A young Tammy, very proud to be an American, wrestles with abandonment fears when her father is ordered to Fort Sheridan, outside of Chicago in Lake County, for a one-year tour of duty and decides to leave his second family in Thailand for the duration.

Her family in her Hawaiian teen years was so poor, that a postage stamp was an “extravagance.” Her family survived in part because of her “side hustle,” handing out flyers to tourists on Waikiki Beach.

As an adult, she recognized her truth: Her father was “a pretender” who was “ill equipped to take care of us.” He did, however, pass on the Duckworth family gene for military service, with every Duckworth serving since this nation was founded. She retired as a lieutenant colonel after 23 years in the Illinois Army National Guard.

Duckworth, 53, of suburban Hoffman Estates, was elected to the U.S. Senate in 2016 after two terms in the U.S. House. She owes her political career to Sen. Dick Durbin, D-Ill., who first recruited her to run.

She made history on April 9, 2018, when, at age 50, she became the first sitting senator to give birth.
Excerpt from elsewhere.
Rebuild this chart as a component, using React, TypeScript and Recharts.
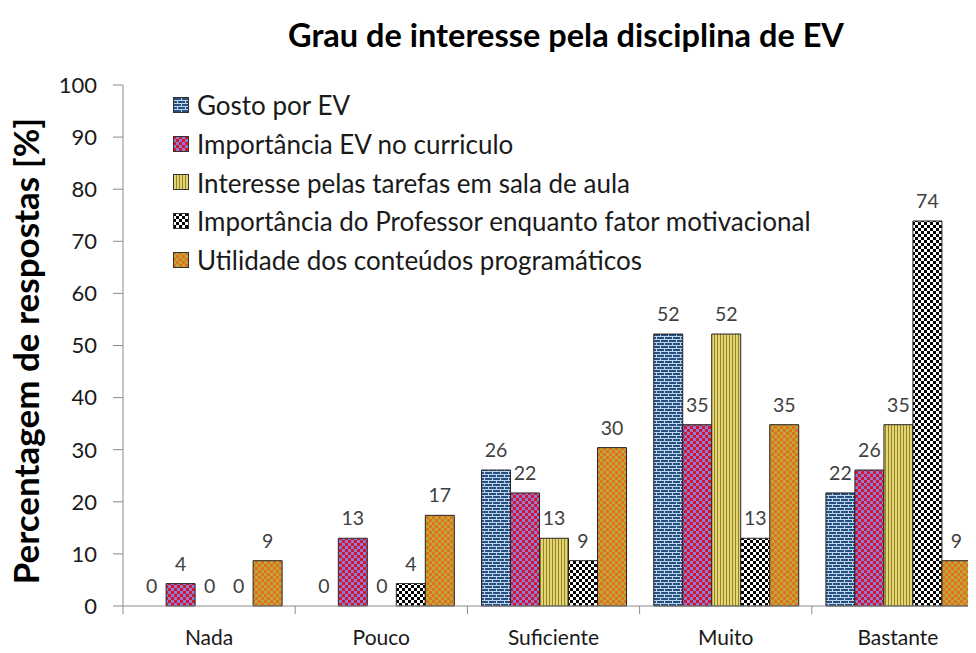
import React from 'react';
import { BarChart, Bar, XAxis, YAxis, LabelList, Cell } from 'recharts';

// ─── Data ─────────────────────────────────────────────────────────────────────

const CATEGORIES = ['Nada', 'Pouco', 'Suficiente', 'Muito', 'Bastante'];

const GOSTO = [0, 0, 26.1, 52.2, 21.7];
const IMPORTANCIA_CURRICULO = [4.3, 13.0, 21.7, 34.8, 26.1];
const INTERESSE_TAREFAS = [0, 0, 13.0, 52.2, 34.8];
const IMPORTANCIA_PROFESSOR = [0, 4.3, 8.7, 13.0, 73.9];
const UTILIDADE = [8.7, 17.4, 30.4, 34.8, 8.7];

const Y_TICKS = [0, 10, 20, 30, 40, 50, 60, 70, 80, 90, 100];

const SERIES = [
  { key: 'gosto', name: 'Gosto por EV', values: GOSTO, pattern: 'pat-brick' },
  { key: 'curriculo', name: 'Importância EV no curriculo', values: IMPORTANCIA_CURRICULO, pattern: 'pat-redcheck' },
  { key: 'tarefas', name: 'Interesse pelas tarefas em sala de aula', values: INTERESSE_TAREFAS, pattern: 'pat-stripes' },
  { key: 'professor', name: 'Importância do Professor enquanto fator motivacional', values: IMPORTANCIA_PROFESSOR, pattern: 'pat-bwcheck' },
  { key: 'utilidade', name: 'Utilidade dos conteúdos programáticos', values: UTILIDADE, pattern: 'pat-orangecheck' },
];

const chartData = CATEGORIES.map((cat, i) => {
  const row: Record<string, string | number> = { name: cat };
  SERIES.forEach((s) => {
    row[s.key] = s.values[i];
  });
  return row;
});

// ─── Layout constants ─────────────────────────────────────────────────────────

const FONT = 'Lato, "Open Sans", sans-serif';
const CHART_W = 990;
const CHART_H = 653;
const Y_AXIS_W = 123;
const MARGIN = { top: 85, right: 6, left: 0, bottom: 17 };
const AXIS_COLOR = '#8c8c8c';
const TEXT_COLOR = '#1a1a1a';
const LABEL_COLOR = '#404040';
const BAR_STROKE = '#262626';

// ─── Fill patterns ────────────────────────────────────────────────────────────

function PatternDefs() {
  return (
    <svg width={0} height={0} style={{ position: 'absolute' }}>
      <defs>
        <pattern id="pat-brick" width={8} height={6} patternUnits="userSpaceOnUse">
          <rect width={8} height={6} fill="#28507f" />
          <line x1={0} y1={0.5} x2={8} y2={0.5} stroke="#bcd4ee" strokeWidth={1} />
          <line x1={0} y1={3.5} x2={8} y2={3.5} stroke="#bcd4ee" strokeWidth={1} />
          <line x1={0.5} y1={0} x2={0.5} y2={3} stroke="#bcd4ee" strokeWidth={1} />
          <line x1={4.5} y1={3} x2={4.5} y2={6} stroke="#bcd4ee" strokeWidth={1} />
        </pattern>
        <pattern id="pat-redcheck" width={6} height={6} patternUnits="userSpaceOnUse">
          <rect width={6} height={6} fill="#8c7ed6" />
          <rect width={3} height={3} fill="#d8132e" />
          <rect x={3} y={3} width={3} height={3} fill="#d8132e" />
        </pattern>
        <pattern id="pat-stripes" width={3} height={3} patternUnits="userSpaceOnUse">
          <rect width={3} height={3} fill="#e4d474" />
          <rect width={1} height={3} fill="#938428" />
        </pattern>
        <pattern id="pat-bwcheck" width={6} height={6} patternUnits="userSpaceOnUse">
          <rect width={6} height={6} fill="#ffffff" />
          <rect width={3} height={3} fill="#000000" />
          <rect x={3} y={3} width={3} height={3} fill="#000000" />
        </pattern>
        <pattern id="pat-orangecheck" width={6} height={6} patternUnits="userSpaceOnUse">
          <rect width={6} height={6} fill="#bca83a" />
          <rect width={3} height={3} fill="#e2701e" />
          <rect x={3} y={3} width={3} height={3} fill="#e2701e" />
        </pattern>
      </defs>
    </svg>
  );
}

// ─── Custom pieces ────────────────────────────────────────────────────────────

function CategoryTick(props: any) {
  const { x, y, payload, index } = props;
  const plotW = CHART_W - MARGIN.left - MARGIN.right - Y_AXIS_W;
  const half = payload?.offset || plotW / CATEGORIES.length / 2;
  return (
    <g>
      <line x1={x - half} y1={y} x2={x - half} y2={y + 8} stroke={AXIS_COLOR} />
      {index === CATEGORIES.length - 1 && (
        <line x1={x + half} y1={y} x2={x + half} y2={y + 8} stroke={AXIS_COLOR} />
      )}
      <text x={x} y={y + 39} textAnchor="middle" fill={TEXT_COLOR} fontSize={21} fontFamily={FONT}>
        {payload.value}
      </text>
    </g>
  );
}

function LegendBox() {
  return (
    <div style={{ position: 'absolute', left: 173, top: 86, display: 'flex', flexDirection: 'column' }}>
      {SERIES.map((s) => (
        <div key={s.key} style={{ display: 'flex', alignItems: 'center', height: 38.7 }}>
          <svg width={17} height={17} style={{ marginRight: 7 }}>
            <rect x={0.5} y={0.5} width={15} height={15} fill={`url(#${s.pattern})`} stroke="#333" />
          </svg>
          <span style={{ fontSize: 26, lineHeight: '30px', color: TEXT_COLOR, fontFamily: FONT, whiteSpace: 'nowrap' }}>
            {s.name}
          </span>
        </div>
      ))}
    </div>
  );
}

// zero values still get their "0" label, so give them a hair of height
const zeroMinSize = (v: any) => (Number(v) === 0 ? 0.01 : 0);

// ─── Main Export ──────────────────────────────────────────────────────────────

export default function App() {
  return (
    <div style={{ position: 'relative', margin: -8, width: 976, height: 653, overflow: 'hidden', background: '#fff' }}>
      <PatternDefs />
      <div
        style={{
          position: 'absolute',
          left: 566,
          top: 15,
          transform: 'translateX(-50%)',
          fontFamily: FONT,
          fontWeight: 700,
          fontSize: 32.5,
          lineHeight: '39px',
          color: '#000',
          whiteSpace: 'nowrap',
        }}
      >
        Grau de interesse pela disciplina de EV
      </div>
      <BarChart
        width={CHART_W}
        height={CHART_H}
        data={chartData}
        margin={MARGIN}
        barCategoryGap="8.2%"
        barGap={0}
      >
        <YAxis
          width={Y_AXIS_W}
          domain={[0, 100]}
          ticks={Y_TICKS}
          interval={0}
          stroke={AXIS_COLOR}
          tickSize={10}
          tickMargin={16}
          tick={{ fill: TEXT_COLOR, fontSize: 22, fontFamily: FONT }}
          label={{
            content: () => (
              <text
                transform="translate(39, 351) rotate(-90)"
                textAnchor="middle"
                fontSize={35}
                fontWeight={700}
                fontFamily={FONT}
                fill="#000"
              >
                Percentagem de respostas [%]
              </text>
            ),
          }}
        />
        <XAxis
          dataKey="name"
          stroke={AXIS_COLOR}
          tickLine={false}
          tickSize={0}
          tickMargin={0}
          height={30}
          interval={0}
          tick={<CategoryTick />}
        />
        {SERIES.map((s) => (
          <Bar
            key={s.key}
            dataKey={s.key}
            name={s.name}
            fill={`url(#${s.pattern})`}
            stroke={BAR_STROKE}
            strokeWidth={1}
            minPointSize={zeroMinSize}
            isAnimationActive={false}
          >
            {s.values.map((v, i) => (
              <Cell key={i} stroke={v === 0 ? 'none' : BAR_STROKE} />
            ))}
            <LabelList
              dataKey={s.key}
              position="top"
              offset={13}
              fill={LABEL_COLOR}
              fontSize={19.5}
              fontFamily={FONT}
              formatter={(v: any) => String(Math.round(Number(v)))}
            />
          </Bar>
        ))}
      </BarChart>
      <LegendBox />
    </div>
  );
}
Maile Pearl Bowlsbey is the second child for Duckworth and her husband, Bryan Bowlsbey who she met when she was in ROTC. She joined sister Abigail O’kalani Bowlsbey, born Nov. 18, 2014, when Duckworth was in the House.

Her anger jumps off the page when it comes to the bum advice she got from the first fertility doctor she consulted.

That first doctor, who was affiliated with a Catholic hospital – Duckworth withheld the name – told her “IVF wasn’t an option” without bothering to examine her.

Strangely for this fighter, Duckworth accepted this and concluded that at age 44, motherhood was not an option.

Enter Chicago lawyer Judy Gold, a political activist and fundraiser who was relentless in pushing Duckworth to consult with Dr. Edmond Confino, a fertility specialist at Northwestern’s Feinberg School of Medicine. “For six months, she kept on me,” Duckworth writes, eventually deciding with Bryan “it can’t hurt to ask.”

She was stunned when Confino told her the first doctor did not tell her about procedures that could help her conceive because that advice “might violate the teachings of the Catholic Church.”

She felt “searing anger,” was “infuriated” and “felt dumb.” After all her dealings with doctors, it “just never occurred to me that any medical professional would withhold crucial health care information.”

Her road to politics started when Duckworth was recovering from her wounds at Walter Reed, then the military hospital in D.C. Durbin was looking for wounded warriors from Illinois to be his guests at the 2005 State of the Union address. Duckworth threw herself into prep to be strong enough to attend.

Durbin arranged a press conference with Duckworth and another Illinois soldier before President George W. Bush’s speech, which I covered.

The questions from other reporters, Duckworth wrote, were nothing “terribly hard hitting.” And then, Duckworth writes, I asked her reaction to the antiwar protests taking place at the time, given she lost her legs fighting in that war. Her answer to my question – that she was fighting to “protect their right to protest” – caught Durbin’s interest.

“And much later, he would tell me that was the first moment he thought I could run for public office.”

Duckworth keeps a boot in her Senate office. It’s a metaphor for the essence of the book, that the “lowest moments can lead to the highest heights. It reminds me that every day is, indeed, a gift.”